The physical symptoms were pretty awful, and my mind, focused on self-preservation, zeroed in on thoughts of turning around. I just wanted to descend in altitude so I could feel better – because at this point, that was the only way to relieve my symptoms. Every step up to the top meant a continuation of this hangover-from-hell feeling, with hours to go before reaching the summit (and then finally descending to the lovely lower elevation). And so I was faced with a dilemma: give up when I was close (but still hours away) from the summit, my goal, or march on in misery.

I’ll admit, for a while there my mental game was not something I’m particularly proud of. “This is so effing stupid, climbing a damn mountain… Why the hell am I doing this? Whose bright idea was this anyway?” Thoughts of giving up and turning around ran rampant through my oxygen-deprived brain, and I was pretty close to admitting defeat.


I was hurting, but I was also so MAD. I was pissed – I’d done everything right, coming into the climb physically fit, feeling great every day of the trek, fueled and hydrated and acclimated after 6 days on the mountain. How frustrating that I had prepared just as I’d been told to, followed all the directions, checked off all the boxes, and yet everything was going oh so WRONG!



And that’s where I realized: THIS was my challenge, my “Everest,” the trial I had to surmount before I could reach the top. It wasn’t the physical contest I had sought – aerobically, I was doing great – but rather, it was a mental challenge in dealing with adversity.

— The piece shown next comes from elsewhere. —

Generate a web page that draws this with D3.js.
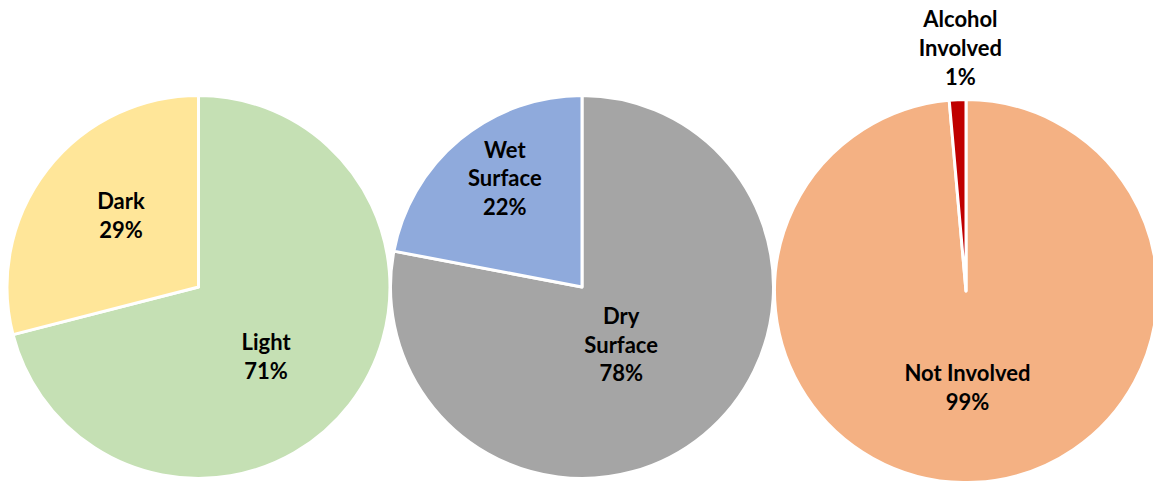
<!DOCTYPE html>
<html>
<head>
<meta charset="utf-8">
<script src="https://cdn.jsdelivr.net/npm/d3@7"></script>
<style>
  html, body { margin: 0; padding: 0; background: #ffffff; }
  svg { display: block; }
</style>
</head>
<body>
<svg id="chart" width="1153" height="481"></svg>
<script>
// ---- Data ----
const lightCategories = ["Light", "Dark"];
const lightValues = [71, 29];
const lightColors = ["#C5E0B4", "#FFE699"];

const surfaceCategories = ["Dry\nSurface", "Wet\nSurface"];
const surfaceValues = [78, 22];
const surfaceColors = ["#A5A5A5", "#8FAADC"];

const alcoholCategories = ["Not Involved", "Alcohol\nInvolved"];
const alcoholValues = [98.6, 1.4];
const alcoholColors = ["#F4B183", "#C00000"];

// ---- Layout (positions / styling only) ----
const W = 1153, H = 481;
const R = 191.5;               // radius incl. half of white border
const fontSize = 22;
const lineH = 28.8;
const capH = fontSize * 0.72;

const pies = [
  { cats: lightCategories, vals: lightValues, cols: lightColors, cx: 198.5, cy: 287,
    labelR: [0.53, 0.53], nudge: [[-12, 8], [2, -10]] },
  { cats: surfaceCategories, vals: surfaceValues, cols: surfaceColors, cx: 582, cy: 287,
    labelR: [0.53, 0.53], nudge: [[-25, -20], [-13, -31]] },
  { cats: alcoholCategories, vals: alcoholValues, cols: alcoholColors, cx: 966, cy: 291,
    labelR: [0.53, 1.27], nudge: [[-3, -4], [5, -2]] }
];

const svg = d3.select("#chart");
svg.append("rect").attr("width", W).attr("height", H).attr("fill", "#ffffff");

const pieGen = d3.pie().sort(null).value(d => d.v);
const arcGen = d3.arc().innerRadius(0).outerRadius(R);

pies.forEach(p => {
  const data = p.cats.map((c, i) => ({ c, v: p.vals[i], col: p.cols[i], i }));
  const total = d3.sum(p.vals);
  const arcs = pieGen(data);
  const g = svg.append("g").attr("transform", `translate(${p.cx},${p.cy})`);

  g.selectAll("path.slice")
    .data(arcs)
    .join("path")
    .attr("class", "slice")
    .attr("d", arcGen)
    .attr("fill", d => d.data.col)
    .attr("stroke", "#ffffff")
    .attr("stroke-width", 3)
    .attr("stroke-linejoin", "round");

  arcs.forEach(a => {
    const i = a.data.i;
    const lr = p.labelR[i] * 190;
    const lab = d3.arc().innerRadius(lr).outerRadius(lr);
    const [x0, y0] = lab.centroid(a);
    const x = x0 + p.nudge[i][0];
    const y = y0 + p.nudge[i][1];
    const lines = a.data.c.split("\n").concat([Math.round(a.data.v / total * 100) + "%"]);
    const firstBase = y - (lines.length - 1) * lineH / 2 + capH / 2;
    const t = g.append("text")
      .attr("text-anchor", "middle")
      .attr("font-family", "Lato, 'Open Sans', sans-serif")
      .attr("font-weight", "bold")
      .attr("font-size", fontSize)
      .attr("fill", "#000000");
    lines.forEach((ln, k) => {
      t.append("tspan").attr("x", x).attr("y", firstBase + k * lineH).text(ln);
    });
  });
});
</script>
</body>
</html>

Kilimanjaro’s test for me was internal – high up on the mountain, shivering in the darkness, I had to battle my own thoughts. If I wanted to reach the summit, I had to put to rest the devil on my shoulder telling me to turn back, give up, give in.


I can’t recall at what point I decided to keep pressing on to the top, when I banished all thoughts of turning around. Maybe it was Avi rubbing my back while I got sick, whispering words of encouragement. Maybe it was the guides cheering me on, saying that I was doing great, even though I so obviously was not. Maybe it was my competitive side, getting frustrated as other climbers passed me and me not wanting to “lose” in the “race” to the top. But somewhere along the trail, in the darkness with nothing but stars and headlamps for light, I chose to continue on.

The home stretch

And as the sun rose over the side of the mountain, I realized a powerful lesson — that all the planning and preparation in the world can’t guarantee an easy path to success. You can do everything right, and sometimes things still go to s*** – in a summit attempt, in a marathon, in all aspects of life.


What determines whether or not you succeed in the face of

adversity is how you approach the challenge – what matters is

the attitude you choose to tackle the obstacle with.

I have to tip my hat to Kilimanjaro – making it to the top was far more difficult than any race I’ve run. In your biggest challenges, often the most significant battle is internal – whether you’re running or climbing a mountain, it’s you vs. your head, telling you to slow down, DNF, give up, concede defeat. And this is my most meaningful takeaway from the mountain, the thing I’ll forever remember from Kilimanjaro, the lesson that will have applicability across all aspects of my life:


Attitude is everything, my dad always told me. Or as Dory the fish says, “Just keep swimming, just keep swimming.” The road ahead might seem daunting, but if you keep putting one foot in front of the other, one small slow step at a time, you’ll get there, wherever you’re going.